__Set exercise__
Go through the data and copy every line exactly, but not the images.
***
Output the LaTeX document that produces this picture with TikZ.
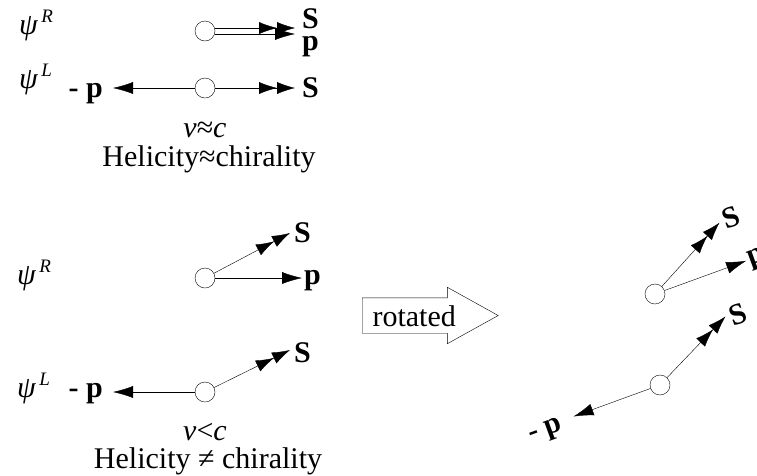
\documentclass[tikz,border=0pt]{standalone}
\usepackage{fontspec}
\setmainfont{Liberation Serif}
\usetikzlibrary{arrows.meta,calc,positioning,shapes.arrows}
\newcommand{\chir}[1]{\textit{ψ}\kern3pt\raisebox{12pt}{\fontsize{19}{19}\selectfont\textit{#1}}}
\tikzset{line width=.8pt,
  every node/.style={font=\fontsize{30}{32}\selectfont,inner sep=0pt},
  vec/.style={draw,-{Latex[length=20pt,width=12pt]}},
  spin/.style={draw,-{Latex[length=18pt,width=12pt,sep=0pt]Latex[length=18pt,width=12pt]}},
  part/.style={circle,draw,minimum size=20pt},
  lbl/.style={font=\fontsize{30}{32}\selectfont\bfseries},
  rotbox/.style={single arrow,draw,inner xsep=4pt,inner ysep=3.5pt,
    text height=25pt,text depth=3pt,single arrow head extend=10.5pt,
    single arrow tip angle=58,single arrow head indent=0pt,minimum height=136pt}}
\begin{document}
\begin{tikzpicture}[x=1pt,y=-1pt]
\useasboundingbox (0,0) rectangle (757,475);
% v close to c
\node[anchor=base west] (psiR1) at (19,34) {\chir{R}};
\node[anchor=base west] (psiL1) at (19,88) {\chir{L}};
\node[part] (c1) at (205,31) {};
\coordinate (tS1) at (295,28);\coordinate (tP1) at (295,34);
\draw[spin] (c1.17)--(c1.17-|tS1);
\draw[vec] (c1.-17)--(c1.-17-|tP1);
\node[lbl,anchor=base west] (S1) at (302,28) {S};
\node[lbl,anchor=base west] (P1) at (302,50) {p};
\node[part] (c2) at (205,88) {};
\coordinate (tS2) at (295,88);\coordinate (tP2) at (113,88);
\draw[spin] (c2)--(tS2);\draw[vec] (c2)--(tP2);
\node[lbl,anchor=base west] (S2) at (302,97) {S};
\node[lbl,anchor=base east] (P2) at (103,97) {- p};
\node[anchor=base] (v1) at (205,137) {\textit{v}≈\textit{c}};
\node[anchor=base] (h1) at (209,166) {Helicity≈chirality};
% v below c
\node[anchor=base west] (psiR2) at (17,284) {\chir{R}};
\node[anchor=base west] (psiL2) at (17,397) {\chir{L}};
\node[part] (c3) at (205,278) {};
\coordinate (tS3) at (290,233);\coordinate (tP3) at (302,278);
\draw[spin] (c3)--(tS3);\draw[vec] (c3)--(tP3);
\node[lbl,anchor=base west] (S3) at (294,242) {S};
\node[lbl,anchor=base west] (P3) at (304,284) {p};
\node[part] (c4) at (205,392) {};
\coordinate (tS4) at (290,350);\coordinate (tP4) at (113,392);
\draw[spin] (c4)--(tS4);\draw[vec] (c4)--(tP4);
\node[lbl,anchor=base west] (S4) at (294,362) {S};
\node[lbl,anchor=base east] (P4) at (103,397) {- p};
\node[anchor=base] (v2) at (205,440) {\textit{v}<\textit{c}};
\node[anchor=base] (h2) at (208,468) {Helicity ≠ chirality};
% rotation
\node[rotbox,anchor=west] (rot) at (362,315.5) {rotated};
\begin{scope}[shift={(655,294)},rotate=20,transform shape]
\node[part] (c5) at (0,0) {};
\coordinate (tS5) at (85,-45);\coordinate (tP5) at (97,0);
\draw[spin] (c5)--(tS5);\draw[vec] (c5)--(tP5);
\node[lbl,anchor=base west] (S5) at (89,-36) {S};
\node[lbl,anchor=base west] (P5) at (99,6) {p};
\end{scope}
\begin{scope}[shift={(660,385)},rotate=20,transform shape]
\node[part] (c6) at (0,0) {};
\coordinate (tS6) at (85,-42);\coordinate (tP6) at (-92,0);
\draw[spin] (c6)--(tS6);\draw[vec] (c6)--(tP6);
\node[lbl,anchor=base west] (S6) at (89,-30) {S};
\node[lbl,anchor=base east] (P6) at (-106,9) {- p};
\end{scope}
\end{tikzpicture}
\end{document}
***
__The completed task__
Output the LaTeX document that produces this picture with TikZ.
\documentclass[tikz,border=0pt]{standalone}
\usepackage{fontspec}
\setmainfont{Liberation Serif}
\usetikzlibrary{arrows.meta,calc,positioning,shapes.arrows}
\newcommand{\chir}[1]{\textit{ψ}\kern3pt\raisebox{12pt}{\fontsize{19}{19}\selectfont\textit{#1}}}
\tikzset{line width=.8pt,
  every node/.style={font=\fontsize{30}{32}\selectfont,inner sep=0pt},
  vec/.style={draw,-{Latex[length=20pt,width=12pt]}},
  spin/.style={draw,-{Latex[length=18pt,width=12pt,sep=0pt]Latex[length=18pt,width=12pt]}},
  part/.style={circle,draw,minimum size=20pt},
  lbl/.style={font=\fontsize{30}{32}\selectfont\bfseries},
  rotbox/.style={single arrow,draw,inner xsep=4pt,inner ysep=3.5pt,
    text height=25pt,text depth=3pt,single arrow head extend=10.5pt,
    single arrow tip angle=58,single arrow head indent=0pt,minimum height=136pt}}
\begin{document}
\begin{tikzpicture}[x=1pt,y=-1pt]
\useasboundingbox (0,0) rectangle (757,475);
% v close to c
\node[anchor=base west] (psiR1) at (19,34) {\chir{R}};
\node[anchor=base west] (psiL1) at (19,88) {\chir{L}};
\node[part] (c1) at (205,31) {};
\coordinate (tS1) at (295,28);\coordinate (tP1) at (295,34);
\draw[spin] (c1.17)--(c1.17-|tS1);
\draw[vec] (c1.-17)--(c1.-17-|tP1);
\node[lbl,anchor=base west] (S1) at (302,28) {S};
\node[lbl,anchor=base west] (P1) at (302,50) {p};
\node[part] (c2) at (205,88) {};
\coordinate (tS2) at (295,88);\coordinate (tP2) at (113,88);
\draw[spin] (c2)--(tS2);\draw[vec] (c2)--(tP2);
\node[lbl,anchor=base west] (S2) at (302,97) {S};
\node[lbl,anchor=base east] (P2) at (103,97) {- p};
\node[anchor=base] (v1) at (205,137) {\textit{v}≈\textit{c}};
\node[anchor=base] (h1) at (209,166) {Helicity≈chirality};
% v below c
\node[anchor=base west] (psiR2) at (17,284) {\chir{R}};
\node[anchor=base west] (psiL2) at (17,397) {\chir{L}};
\node[part] (c3) at (205,278) {};
\coordinate (tS3) at (290,233);\coordinate (tP3) at (302,278);
\draw[spin] (c3)--(tS3);\draw[vec] (c3)--(tP3);
\node[lbl,anchor=base west] (S3) at (294,242) {S};
\node[lbl,anchor=base west] (P3) at (304,284) {p};
\node[part] (c4) at (205,392) {};
\coordinate (tS4) at (290,350);\coordinate (tP4) at (113,392);
\draw[spin] (c4)--(tS4);\draw[vec] (c4)--(tP4);
\node[lbl,anchor=base west] (S4) at (294,362) {S};
\node[lbl,anchor=base east] (P4) at (103,397) {- p};
\node[anchor=base] (v2) at (205,440) {\textit{v}<\textit{c}};
\node[anchor=base] (h2) at (208,468) {Helicity ≠ chirality};
% rotation
\node[rotbox,anchor=west] (rot) at (362,315.5) {rotated};
\begin{scope}[shift={(655,294)},rotate=20,transform shape]
\node[part] (c5) at (0,0) {};
\coordinate (tS5) at (85,-45);\coordinate (tP5) at (97,0);
\draw[spin] (c5)--(tS5);\draw[vec] (c5)--(tP5);
\node[lbl,anchor=base west] (S5) at (89,-36) {S};
\node[lbl,anchor=base west] (P5) at (99,6) {p};
\end{scope}
\begin{scope}[shift={(660,385)},rotate=20,transform shape]
\node[part] (c6) at (0,0) {};
\coordinate (tS6) at (85,-42);\coordinate (tP6) at (-92,0);
\draw[spin] (c6)--(tS6);\draw[vec] (c6)--(tP6);
\node[lbl,anchor=base west] (S6) at (89,-30) {S};
\node[lbl,anchor=base east] (P6) at (-106,9) {- p};
\end{scope}
\end{tikzpicture}
\end{document}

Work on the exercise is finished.